- [Source excerpt]
"""
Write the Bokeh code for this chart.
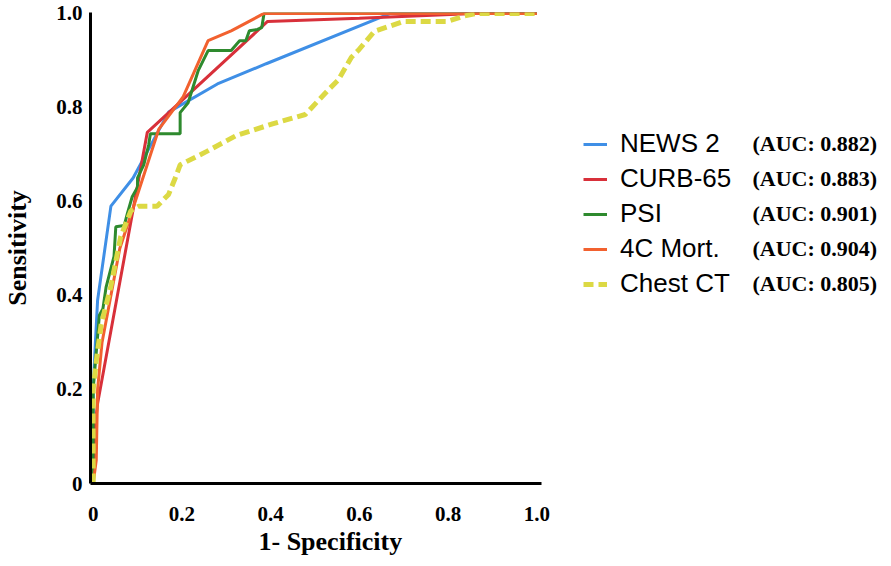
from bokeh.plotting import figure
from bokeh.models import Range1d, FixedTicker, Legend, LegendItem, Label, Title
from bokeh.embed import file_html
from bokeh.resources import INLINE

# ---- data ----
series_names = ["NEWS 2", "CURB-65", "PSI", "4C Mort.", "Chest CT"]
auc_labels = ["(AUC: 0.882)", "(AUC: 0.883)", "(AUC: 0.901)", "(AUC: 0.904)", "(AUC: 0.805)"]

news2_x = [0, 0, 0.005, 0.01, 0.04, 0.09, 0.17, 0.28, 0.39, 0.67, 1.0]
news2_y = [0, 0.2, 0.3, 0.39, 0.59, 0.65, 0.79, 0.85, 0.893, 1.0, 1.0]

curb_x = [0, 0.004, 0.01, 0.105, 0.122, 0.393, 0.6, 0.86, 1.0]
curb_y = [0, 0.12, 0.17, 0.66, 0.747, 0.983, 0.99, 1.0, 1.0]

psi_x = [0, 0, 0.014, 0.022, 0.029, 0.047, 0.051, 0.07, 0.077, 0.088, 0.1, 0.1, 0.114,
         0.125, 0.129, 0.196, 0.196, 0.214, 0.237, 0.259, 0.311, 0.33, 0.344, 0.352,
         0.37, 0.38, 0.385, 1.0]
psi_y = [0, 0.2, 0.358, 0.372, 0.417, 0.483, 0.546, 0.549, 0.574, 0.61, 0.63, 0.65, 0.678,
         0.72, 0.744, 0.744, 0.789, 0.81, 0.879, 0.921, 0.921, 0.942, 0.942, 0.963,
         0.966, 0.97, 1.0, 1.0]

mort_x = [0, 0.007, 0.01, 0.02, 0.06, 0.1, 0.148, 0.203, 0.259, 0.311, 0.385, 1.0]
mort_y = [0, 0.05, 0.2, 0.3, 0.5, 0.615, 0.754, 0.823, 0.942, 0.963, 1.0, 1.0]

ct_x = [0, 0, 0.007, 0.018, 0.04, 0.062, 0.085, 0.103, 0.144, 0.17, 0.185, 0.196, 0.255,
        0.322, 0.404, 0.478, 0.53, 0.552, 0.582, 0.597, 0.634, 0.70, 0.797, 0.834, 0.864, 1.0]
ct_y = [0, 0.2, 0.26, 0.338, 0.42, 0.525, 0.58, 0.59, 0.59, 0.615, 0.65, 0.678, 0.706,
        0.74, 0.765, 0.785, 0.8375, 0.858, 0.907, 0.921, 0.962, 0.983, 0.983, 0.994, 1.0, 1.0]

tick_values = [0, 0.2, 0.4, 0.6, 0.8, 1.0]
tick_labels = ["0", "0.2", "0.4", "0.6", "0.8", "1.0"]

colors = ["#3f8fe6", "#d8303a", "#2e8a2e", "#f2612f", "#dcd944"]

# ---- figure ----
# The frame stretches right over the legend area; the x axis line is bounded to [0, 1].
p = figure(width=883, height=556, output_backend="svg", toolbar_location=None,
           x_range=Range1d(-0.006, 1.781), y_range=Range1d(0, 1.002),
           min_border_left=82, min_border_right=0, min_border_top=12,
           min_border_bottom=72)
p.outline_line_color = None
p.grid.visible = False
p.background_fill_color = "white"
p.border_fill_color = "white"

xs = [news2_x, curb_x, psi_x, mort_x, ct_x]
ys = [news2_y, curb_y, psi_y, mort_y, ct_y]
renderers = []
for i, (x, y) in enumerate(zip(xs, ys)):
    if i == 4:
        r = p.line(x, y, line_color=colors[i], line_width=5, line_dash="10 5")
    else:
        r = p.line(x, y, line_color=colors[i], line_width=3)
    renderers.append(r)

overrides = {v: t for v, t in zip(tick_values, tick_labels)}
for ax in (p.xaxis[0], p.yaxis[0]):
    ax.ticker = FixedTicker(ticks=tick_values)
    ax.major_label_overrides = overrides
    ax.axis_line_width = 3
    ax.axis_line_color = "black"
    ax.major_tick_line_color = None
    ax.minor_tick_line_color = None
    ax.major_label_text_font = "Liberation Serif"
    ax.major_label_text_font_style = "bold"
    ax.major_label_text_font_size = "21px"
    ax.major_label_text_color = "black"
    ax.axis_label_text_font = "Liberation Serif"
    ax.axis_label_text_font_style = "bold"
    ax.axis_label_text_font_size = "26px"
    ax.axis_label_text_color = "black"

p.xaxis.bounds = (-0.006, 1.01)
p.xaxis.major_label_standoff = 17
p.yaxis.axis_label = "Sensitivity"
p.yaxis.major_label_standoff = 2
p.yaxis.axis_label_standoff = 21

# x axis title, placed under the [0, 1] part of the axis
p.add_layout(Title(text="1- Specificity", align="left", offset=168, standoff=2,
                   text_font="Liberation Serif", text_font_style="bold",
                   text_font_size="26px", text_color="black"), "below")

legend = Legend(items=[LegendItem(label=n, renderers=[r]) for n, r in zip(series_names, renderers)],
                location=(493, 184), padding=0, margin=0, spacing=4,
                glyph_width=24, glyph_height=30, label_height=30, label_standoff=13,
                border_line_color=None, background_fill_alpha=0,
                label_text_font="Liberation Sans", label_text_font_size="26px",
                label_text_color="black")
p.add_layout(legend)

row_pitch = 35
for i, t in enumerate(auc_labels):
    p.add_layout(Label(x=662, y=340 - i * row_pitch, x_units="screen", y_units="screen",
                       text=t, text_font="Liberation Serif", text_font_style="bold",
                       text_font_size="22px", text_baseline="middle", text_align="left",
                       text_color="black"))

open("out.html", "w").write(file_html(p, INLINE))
"""
- [Task brief] Copy out all of the data word for word. Do not carry over any picture.

- [Written response]
Write the Bokeh code for this chart.
from bokeh.plotting import figure
from bokeh.models import Range1d, FixedTicker, Legend, LegendItem, Label, Title
from bokeh.embed import file_html
from bokeh.resources import INLINE

# ---- data ----
series_names = ["NEWS 2", "CURB-65", "PSI", "4C Mort.", "Chest CT"]
auc_labels = ["(AUC: 0.882)", "(AUC: 0.883)", "(AUC: 0.901)", "(AUC: 0.904)", "(AUC: 0.805)"]

news2_x = [0, 0, 0.005, 0.01, 0.04, 0.09, 0.17, 0.28, 0.39, 0.67, 1.0]
news2_y = [0, 0.2, 0.3, 0.39, 0.59, 0.65, 0.79, 0.85, 0.893, 1.0, 1.0]

curb_x = [0, 0.004, 0.01, 0.105, 0.122, 0.393, 0.6, 0.86, 1.0]
curb_y = [0, 0.12, 0.17, 0.66, 0.747, 0.983, 0.99, 1.0, 1.0]

psi_x = [0, 0, 0.014, 0.022, 0.029, 0.047, 0.051, 0.07, 0.077, 0.088, 0.1, 0.1, 0.114,
         0.125, 0.129, 0.196, 0.196, 0.214, 0.237, 0.259, 0.311, 0.33, 0.344, 0.352,
         0.37, 0.38, 0.385, 1.0]
psi_y = [0, 0.2, 0.358, 0.372, 0.417, 0.483, 0.546, 0.549, 0.574, 0.61, 0.63, 0.65, 0.678,
         0.72, 0.744, 0.744, 0.789, 0.81, 0.879, 0.921, 0.921, 0.942, 0.942, 0.963,
         0.966, 0.97, 1.0, 1.0]

mort_x = [0, 0.007, 0.01, 0.02, 0.06, 0.1, 0.148, 0.203, 0.259, 0.311, 0.385, 1.0]
mort_y = [0, 0.05, 0.2, 0.3, 0.5, 0.615, 0.754, 0.823, 0.942, 0.963, 1.0, 1.0]

ct_x = [0, 0, 0.007, 0.018, 0.04, 0.062, 0.085, 0.103, 0.144, 0.17, 0.185, 0.196, 0.255,
        0.322, 0.404, 0.478, 0.53, 0.552, 0.582, 0.597, 0.634, 0.70, 0.797, 0.834, 0.864, 1.0]
ct_y = [0, 0.2, 0.26, 0.338, 0.42, 0.525, 0.58, 0.59, 0.59, 0.615, 0.65, 0.678, 0.706,
        0.74, 0.765, 0.785, 0.8375, 0.858, 0.907, 0.921, 0.962, 0.983, 0.983, 0.994, 1.0, 1.0]

tick_values = [0, 0.2, 0.4, 0.6, 0.8, 1.0]
tick_labels = ["0", "0.2", "0.4", "0.6", "0.8", "1.0"]

colors = ["#3f8fe6", "#d8303a", "#2e8a2e", "#f2612f", "#dcd944"]

# ---- figure ----
# The frame stretches right over the legend area; the x axis line is bounded to [0, 1].
p = figure(width=883, height=556, output_backend="svg", toolbar_location=None,
           x_range=Range1d(-0.006, 1.781), y_range=Range1d(0, 1.002),
           min_border_left=82, min_border_right=0, min_border_top=12,
           min_border_bottom=72)
p.outline_line_color = None
p.grid.visible = False
p.background_fill_color = "white"
p.border_fill_color = "white"

xs = [news2_x, curb_x, psi_x, mort_x, ct_x]
ys = [news2_y, curb_y, psi_y, mort_y, ct_y]
renderers = []
for i, (x, y) in enumerate(zip(xs, ys)):
    if i == 4:
        r = p.line(x, y, line_color=colors[i], line_width=5, line_dash="10 5")
    else:
        r = p.line(x, y, line_color=colors[i], line_width=3)
    renderers.append(r)

overrides = {v: t for v, t in zip(tick_values, tick_labels)}
for ax in (p.xaxis[0], p.yaxis[0]):
    ax.ticker = FixedTicker(ticks=tick_values)
    ax.major_label_overrides = overrides
    ax.axis_line_width = 3
    ax.axis_line_color = "black"
    ax.major_tick_line_color = None
    ax.minor_tick_line_color = None
    ax.major_label_text_font = "Liberation Serif"
    ax.major_label_text_font_style = "bold"
    ax.major_label_text_font_size = "21px"
    ax.major_label_text_color = "black"
    ax.axis_label_text_font = "Liberation Serif"
    ax.axis_label_text_font_style = "bold"
    ax.axis_label_text_font_size = "26px"
    ax.axis_label_text_color = "black"

p.xaxis.bounds = (-0.006, 1.01)
p.xaxis.major_label_standoff = 17
p.yaxis.axis_label = "Sensitivity"
p.yaxis.major_label_standoff = 2
p.yaxis.axis_label_standoff = 21

# x axis title, placed under the [0, 1] part of the axis
p.add_layout(Title(text="1- Specificity", align="left", offset=168, standoff=2,
                   text_font="Liberation Serif", text_font_style="bold",
                   text_font_size="26px", text_color="black"), "below")

legend = Legend(items=[LegendItem(label=n, renderers=[r]) for n, r in zip(series_names, renderers)],
                location=(493, 184), padding=0, margin=0, spacing=4,
                glyph_width=24, glyph_height=30, label_height=30, label_standoff=13,
                border_line_color=None, background_fill_alpha=0,
                label_text_font="Liberation Sans", label_text_font_size="26px",
                label_text_color="black")
p.add_layout(legend)

row_pitch = 35
for i, t in enumerate(auc_labels):
    p.add_layout(Label(x=662, y=340 - i * row_pitch, x_units="screen", y_units="screen",
                       text=t, text_font="Liberation Serif", text_font_style="bold",
                       text_font_size="22px", text_baseline="middle", text_align="left",
                       text_color="black"))

open("out.html", "w").write(file_html(p, INLINE))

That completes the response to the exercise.